**What the exercise asks:** Show each line from the listing that includes the word "chart".
◇ ◇ ◇ ◇
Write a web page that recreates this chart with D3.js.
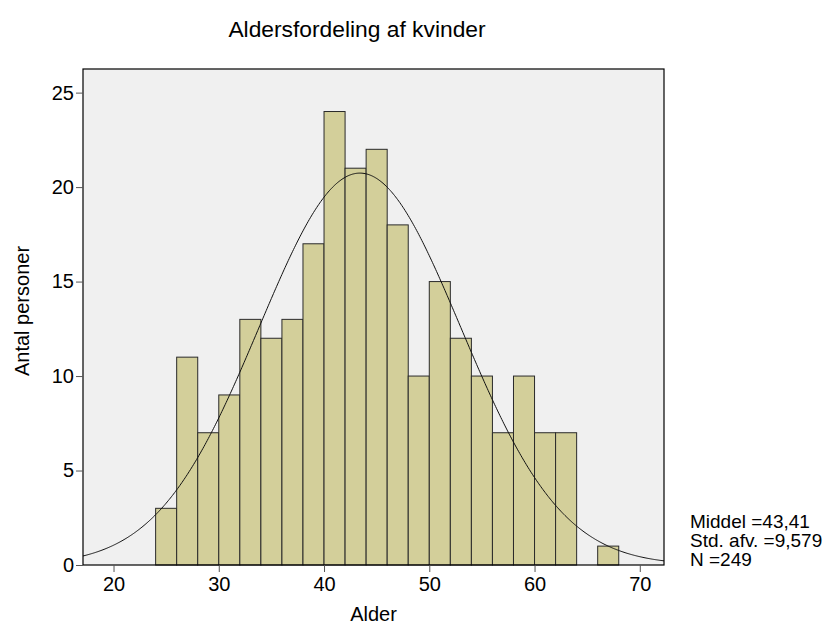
<!DOCTYPE html>
<html>
<head>
<meta charset="utf-8">
<script src="https://cdn.jsdelivr.net/npm/d3@7"></script>
<style>
  html, body { margin: 0; padding: 0; background: #fff; }
  svg { display: block; font-family: "Liberation Sans", Arial, sans-serif; }
</style>
</head>
<body>
<svg id="chart" width="825" height="626"></svg>
<script>
// ---- data ----
const binStarts = [24, 26, 28, 30, 32, 34, 36, 38, 40, 42, 44, 46, 48, 50, 52, 54, 56, 58, 60, 62, 64, 66];
const counts    = [3, 11, 7, 9, 13, 12, 13, 17, 24, 21, 22, 18, 10, 15, 12, 10, 7, 10, 7, 7, 0, 1];
const binWidth = 2;
const xTicks = [20, 30, 40, 50, 60, 70];
const yTicks = [0, 5, 10, 15, 20, 25];
const statMean = 43.41, statSd = 9.579, statN = 249;
const statLines = ["Middel =43,41", "Std. afv. =9,579", "N =249"];
const titleText = "Aldersfordeling af kvinder";
const xLabel = "Alder";
const yLabel = "Antal personer";

// ---- layout ----
const svg = d3.select("#chart");
const plot = { left: 83, right: 664, top: 69, bottom: 565 };

const x = d3.scaleLinear().domain([17.1, 72.3]).range([plot.left, plot.right]);
const y = d3.scaleLinear().domain([0, 26.25]).range([plot.bottom, plot.top]);

// background
svg.append("rect")
  .attr("x", plot.left).attr("y", plot.top)
  .attr("width", plot.right - plot.left).attr("height", plot.bottom - plot.top)
  .attr("fill", "#f0f0f0");

// bars
const bars = binStarts.map((s, i) => ({ x0: s, x1: s + binWidth, c: counts[i] })).filter(d => d.c > 0);
svg.append("g").selectAll("rect").data(bars).join("rect")
  .attr("x", d => x(d.x0))
  .attr("y", d => y(d.c))
  .attr("width", d => x(d.x1) - x(d.x0))
  .attr("height", d => y(0) - y(d.c))
  .attr("fill", "#d3cf9a")
  .attr("stroke", "#2a2a2a")
  .attr("stroke-width", 1);

// normal curve from stated mean / sd / N
const scaleF = statN * binWidth / (statSd * Math.sqrt(2 * Math.PI));
const curvePts = d3.range(17.1, 72.31, 0.1).map(v => [v, scaleF * Math.exp(-0.5 * Math.pow((v - statMean) / statSd, 2))]);
svg.append("path")
  .datum(curvePts)
  .attr("d", d3.line().x(d => x(d[0])).y(d => y(d[1])))
  .attr("fill", "none")
  .attr("stroke", "#111")
  .attr("stroke-width", 1);

// frame
svg.append("rect")
  .attr("x", plot.left).attr("y", plot.top)
  .attr("width", plot.right - plot.left).attr("height", plot.bottom - plot.top)
  .attr("fill", "none").attr("stroke", "#000").attr("stroke-width", 1.2);

// axes
const xAxis = d3.axisBottom(x).tickValues(xTicks).tickSize(7).tickPadding(5).tickFormat(d3.format("d"));
const gx = svg.append("g").attr("transform", `translate(0,${plot.bottom})`).call(xAxis);
gx.select(".domain").remove();
gx.selectAll("line").attr("stroke", "#555");
gx.selectAll("text").attr("font-size", 20).attr("fill", "#000").attr("font-family", "Liberation Sans, Arial, sans-serif");

const yAxis = d3.axisLeft(y).tickValues(yTicks).tickSize(7).tickPadding(2).tickFormat(d3.format("d"));
const gy = svg.append("g").attr("transform", `translate(${plot.left},0)`).call(yAxis);
gy.select(".domain").remove();
gy.selectAll("line").attr("stroke", "#555");
gy.selectAll("text").attr("font-size", 20).attr("fill", "#000").attr("font-family", "Liberation Sans, Arial, sans-serif");

// title & labels
svg.append("text").attr("x", 357).attr("y", 37).attr("text-anchor", "middle")
  .attr("font-size", 22.8).text(titleText);
svg.append("text").attr("x", (plot.left + plot.right) / 2).attr("y", 621).attr("text-anchor", "middle")
  .attr("font-size", 20).text(xLabel);
svg.append("text").attr("transform", `translate(29,311) rotate(-90)`)
  .attr("text-anchor", "middle").attr("font-size", 20).text(yLabel);

// stats
svg.append("g").selectAll("text").data(statLines).join("text")
  .attr("x", 690).attr("y", (d, i) => 528 + i * 19)
  .attr("font-size", 19).text(d => d);
</script>
</body>
</html>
◇ ◇ ◇ ◇
**Exercise solution:**
Write a web page that recreates this chart with D3.js.
<svg id="chart" width="825" height="626"></svg>
const svg = d3.select("#chart");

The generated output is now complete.